La portée de la conférence
Le mouvement zimmerwaldien rallia, de tous côtés, ceux qui, socialistes ou non, refusaient d’endosser la guerre et leur offrit un cadre dans lequel ils puissent militer contre elle. Mais il est difficile aussi de se dissimuler que le mouvement zimmerwaldien, pour cette raison même, recouvrait une profonde équivoque. La majorité de ses membres se satisfaisait de leurs objectifs pacifistes ; la minorité prêchait au contraire la guerre révolutionnaire. (Yves Collart, « La 2e Internationale et la Conférence de Zimmerwald », Revue suisse d’histoire n° 15, 1965)

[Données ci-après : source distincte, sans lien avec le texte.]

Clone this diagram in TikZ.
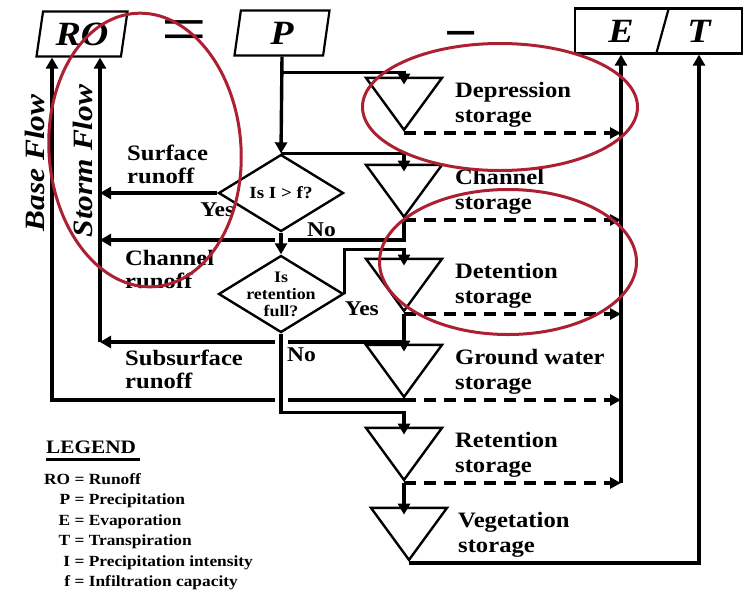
\documentclass[tikz,border=0pt]{standalone}
\usepackage{fontspec}
\setmainfont{Liberation Serif}[FakeStretch=1.12]
\usepackage{tikz}
\usetikzlibrary{positioning}
\usetikzlibrary {arrows.meta}
\usetikzlibrary{shapes.geometric}
\definecolor{ringred}{RGB}{172,32,50}
\tikzset{flowbox/.style={trapezium,trapezium left angle=74,trapezium right angle=106,
trapezium stretches body,draw=black,line width=2.2pt,inner sep=0pt,
minimum height=45pt,font=\fontsize{34}{34}\selectfont\bfseries\itshape}}
\tikzset{boxtext/.style={inner sep=0pt,font=\fontsize{34}{34}\selectfont\bfseries\itshape}}
\tikzset{storage/.style={isosceles triangle,isosceles triangle stretches,
shape border rotate=270,draw=black,line width=2.4pt,inner sep=0pt,
minimum width=76pt,minimum height=52pt}}
\tikzset{decision/.style={diamond,draw=black,line width=2.4pt,inner sep=0pt,
minimum width=125pt,minimum height=77pt}}
\tikzset{asktext/.style={align=center,inner sep=0pt,
font=\fontsize{16}{17}\selectfont\bfseries}}
\tikzset{storelbl/.style={anchor=west,align=left,inner sep=0pt,
font=\fontsize{22}{25}\selectfont\bfseries}}
\tikzset{runlbl/.style={anchor=west,align=left,inner sep=0pt,
font=\fontsize{22}{23}\selectfont\bfseries}}
\tikzset{answer/.style={inner sep=0pt,font=\fontsize{21}{21}\selectfont\bfseries}}
\tikzset{flowlbl/.style={inner sep=0pt,font=\fontsize{28}{28}\selectfont\bfseries\itshape}}
\tikzset{bigop/.style={inner sep=0pt,anchor=base}}
\tikzset{flow/.style={line width=3.4pt,-{Triangle[length=11pt,width=12pt]}}}
\tikzset{into/.style={shorten >=-8pt}}
\tikzset{evap/.style={line width=3.2pt,dash pattern=on 12pt off 8pt,
-{Triangle[length=11pt,width=11pt]}}}
\tikzset{bridge/.style={preaction={draw=white,line width=13pt,-,
shorten <=5pt,shorten >=12pt}}}
\tikzset{ring/.style={ellipse,draw=ringred,line width=3pt,inner sep=0pt}}

\begin{document}
\begin{tikzpicture}[x=1pt,y=-1pt]
    \useasboundingbox (0,0) rectangle (752,592);

        % water balance along the top
        \node[flowbox, minimum width=91pt] (boxRO) at (82,34) {RO};
        \node[bigop, font=\fontsize{72}{72}\selectfont] (opEq) at (184,53) {=};
        \node[flowbox, minimum width=95pt] (boxP) at (282,33) {P};
        \node[bigop, font=\fontsize{52}{52}\selectfont\bfseries] (opMinus) at (461,50) {−};
        \node[flowbox, minimum width=167pt] (boxET) at (658.5,31) {};
        \node[boxtext] (boxE) at (621,31) {E};
        \node[boxtext] (boxT) at (699,31) {T};
        \draw[line width=2.2pt] ([xshift=10.5pt]boxET.north) -- ([xshift=-2.5pt]boxET.south);

        \node[decision, font=\fontsize{17}{17}\selectfont\bfseries] (askA) at (281,193) {Is I > f?};
        \node[decision, label={[asktext]center:Is\\retention\\full?}] (askB) at (281,294) {};

        \node[storage, anchor=apex] (storeDep) at (404,133) {};
        \node[storage, anchor=apex] (storeChan) at (404,220) {};
        \node[storage, anchor=apex] (storeDet) at (404,314) {};
        \node[storage, anchor=apex] (storeGw) at (404,400) {};
        \node[storage, anchor=apex] (storeRet) at (404,483) {};
        \node[storage, anchor=apex] (storeVeg) at (409,563) {};

        \coordinate (stormChan) at (100,240);
        \coordinate (stormSub) at (100,342);
        \coordinate (baseFoot) at (52,400);

        % runoff towards RO
        \draw[flow] (askA.west) -- (askA.west -| stormSub);
        \draw[flow] (storeChan.apex) |- (stormChan);
        \draw[flow] (storeDet.apex) |- (stormSub);
        \draw[flow] (stormSub) -- (stormSub |- boxRO.south);
        \draw[flow] (storeGw.apex) -- (storeGw.apex -| baseFoot) -- (baseFoot |- boxRO.south);

        % precipitation into the storages
        \draw[flow] (boxP.south) -- (askA.north);
        \draw[flow,into] ([yshift=-16pt]boxP.south) -| (storeDep.lower side);
        \draw[flow,into] (askA.north) -| (storeChan.lower side);
        \draw[flow,bridge] (askA.south) -- (askB.north);
        \draw[flow,into] (askB.east) |- ([yshift=8pt]storeDet.lower side) -- (storeDet.lower side);
        \draw[flow,into] (storeDet.apex) -- (storeGw.lower side);
        \draw[flow,into,bridge] (askB.south) |- ([yshift=14pt]storeRet.lower side) -- (storeRet.lower side);
        \draw[flow,into] (storeRet.apex) -- (storeRet.apex |- storeVeg.lower side);

        % evaporation and transpiration
        \foreach \s in {Dep,Chan,Det,Gw,Ret}
            \draw[evap] (store\s.apex) -- (store\s.apex -| boxE);
        \draw[flow] (storeRet.apex -| boxE) -- (boxE |- boxET.south);
        \draw[flow] (storeVeg.apex) -| (boxT |- boxET.south);

        \node[storelbl] (lblDep) at ([xshift=51pt,yshift=28pt]storeDep.apex) {Depression\\storage};
        \node[storelbl] (lblChan) at ([xshift=51pt,yshift=28pt]storeChan.apex) {Channel\\storage};
        \node[storelbl] (lblDet) at ([xshift=51pt,yshift=28pt]storeDet.apex) {Detention\\storage};
        \node[storelbl] (lblGw) at ([xshift=51pt,yshift=28pt]storeGw.apex) {Ground water\\storage};
        \node[storelbl] (lblRet) at ([xshift=51pt,yshift=28pt]storeRet.apex) {Retention\\storage};
        \node[storelbl] (lblVeg) at ([xshift=49pt,yshift=28pt]storeVeg.apex) {Vegetation\\storage};

        \node[runlbl] (runSurf) at (127,164) {Surface\\runoff};
        \node[runlbl] (runChan) at (125,269) {Channel\\runoff};
        \node[runlbl] (runSub) at (125,369) {Subsurface\\runoff};

        \node[answer, below=10pt of askA.west] (yesA) {Yes};
        \node[answer, right=26pt of askA.south, yshift=3pt] (noA) {No};
        \node[answer, below right=8pt and 0pt of askB.east] (yesB) {Yes};
        \node[answer, below right=14pt and 6pt of askB.south] (noB) {No};

        \node[flowlbl, rotate=90, anchor=base] (lblBase) at (44,163) {Base Flow};
        \node[flowlbl, rotate=90, anchor=base] (lblStorm) at (92,161) {Storm Flow};

        % legend
        \node[anchor=west, inner sep=0pt, font=\fontsize{19}{19}\selectfont\bfseries] (legendHead) at (46,447) {LEGEND};
        \draw[line width=2.6pt] ([yshift=-6pt]legendHead.south west) -- ([yshift=-6pt,xshift=4pt]legendHead.south east);
        \node[anchor=north west, inner sep=0pt, font=\fontsize{15.5}{20.4}\selectfont\bfseries] (legendKey) at (44,470)
            {\begin{tabular}{@{}r@{\ =\ }l@{}}
            RO & Runoff\\
            P & Precipitation\\
            E & Evaporation\\
            T & Transpiration\\
            I & Precipitation intensity\\
            f & Infiltration capacity
            \end{tabular}};

        % red marks
        \node[ring, rotate=4, minimum width=192pt, minimum height=274pt] (ringFlow) at (145,150) {};
        \node[ring, minimum width=275pt, minimum height=127pt] (ringDep) at (500,107) {};
        \node[ring, minimum width=257pt, minimum height=145pt] (ringDet) at (508,262) {};

    \end{tikzpicture}
\end{document}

Le lendemain de la conférence, la fraction internationaliste constitue la Gauche du mouvement de Zimmerwald sur la base des projets de Radek. Elle désigne un bureau composé de Lénine, Radek et Zinoviev.
Les organisateurs de la Conférence, les représentants de sa majorité, ont dit et disent ne pas vouloir bâtir la 3e Internationale… que la Commission socialiste internationale élue à Zimmerwald n’est pas destinée à remplacer le Bureau socialiste international et doit seulement contribuer à le faire renaître. Mais les événements ont leur propre logique. Nous allons voir ce que diront de la formation d’une CSI les partis sociaux-chauvins officiels. Le cours objectif des choses et le développement de la lutte des tendances ont déjà empêché, malgré le vœu des organisateurs de la conférence, l’union de ceux-ci avec le centre. Le cours même des choses fera de la récente conférence la première pierre de la nouvelle Internationale. (Gregori Zinoviev, « La première conférence internationale », 11 octobre 1915, Contre le courant, Maspero, t. 2, p. 16-17)
Le sort de la révolution russe en 1917 et la construction d’une internationale ouvrière révolutionnaire dans tous les continents en 1919 ont dépendu en partie de ce combat d’idées mené dans un village suisse par une poignée d’internationalistes européens.